Best Way to Protect from Hackers?

The best way? Depends how savvy you are, family approval factor, and how much pain and suffering you are willing to put up with. The internet is a dangerous place for anyone, especially your house and private lives. If you don’t really know what you are doing, a VPN is usually a great first step instead of exposing HASS to the internet.

My current setup consists of, following the flow of a packet from Internet -> Cloudflare -> Firewall -> NGINX -> HASS:

  1. Hosted DNS, TLS/Certificate, and proxied through Cloudflare using Authenticated Origin Pulls. This is all free, and they have excellent documentation and tutorials. Even if you don’t upgrade to Pro (for the WAF) there are great features like DNSSEC and Certificates. Be careful with the caching settings, I have had a few problems with HASS when those settings were enabled. Don’t forget to enable websocket support in the CF console!

  2. PFsense 2.4 running dynamic dns updates to Cloudflare, Snort pro rules with custom tuned rules for the WAN interface and ‘balanced’ rule set on LAN/IOT. Then add pfblockerng with cherry picked threat feeds from FireHOL. If an ip address ends up sending you a packet of any kind and it is known by these feeds… they generally don’t need to continue and get blocked. Why let an attacker try all your doors and windows when you know they are bad after one knock.

  3. (2a) Take a look for some big names. Talos (Cisco), Bambenek, binary defense systems (bds) and other well known threat intelligence are out there for free.

  4. Previously mentioned by others; PFsense as a router on a stick, and Unifi wireless/switch run three networks: LAN, IOT, and Guest. Dump everything in the IOT vlan and setup very specific firewall rules between your vlans. Block by default and use the firewall logs to figure out what is the minimum set of ports (if any) you need back into the LAN.

  5. NGINX running locally as a reverse proxy using TLS and a certificate provided by Cloudflare. Combined with authN origin pulls from #1. I have been lazy, but want to get around to running mod_security as a module here if you wanted to BYO-WAF instead of paying Cloudflare. I kinda-sorta compensate with some snort web app rules, but I should get around to this…

  6. (5a) If you didn’t want to go with Cloudflare, you could also setup your own NGINX mutual auth using your own self-signed certificates.

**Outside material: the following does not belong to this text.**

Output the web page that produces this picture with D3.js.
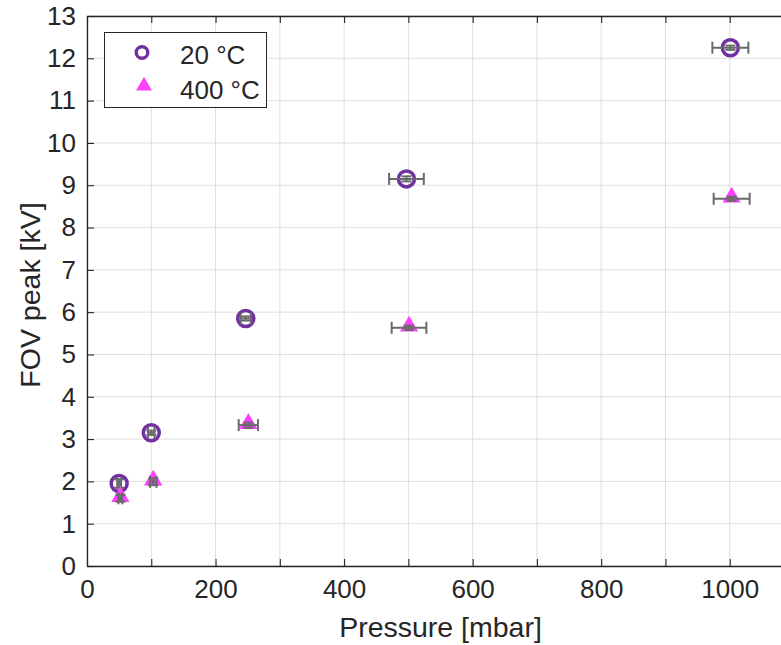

  7. Homeassistant with a good password, and make sure you read the components to setup cors_allowed_origins, use_x_forwarded_for (critical for correct proxy functionality), ip_ban_enabled, and login_attempts_threshold.

  8. Make sure you test and run scans on your domain using SSLabs or HTbridge. Then check your headers using securityheaders.io. Lastly, sign up for a free shodan account and search your own IP. Shodan should only show ports you expect (Like TCP 443 for HTTPS/TLS).

  9. Stay on top of your patching. OS, Packages, Libraries, patch it all and constantly.

A full writeup of that would be quite the saga, and there is probably something I missed. However take a look at either a VPN or Cloudflare first and get started, buy a domain from a reputable reseller like gandi and not godaddy, then configure HASS and NGINX… big win and free TLS/Certificates. Second priority would be pfsense, what a wonderful piece of free open source software and packages. Dump your terrible consumer router and never look back. I could see some not bothering with segmented vlans and wifi… leave this until later as being exposed to the internet is your primary threat. I have some terrible wemo devices I am afraid of, alexa, and the nvidia shield all belong in the dirty IOT vlan because they are far too chatty for my liking.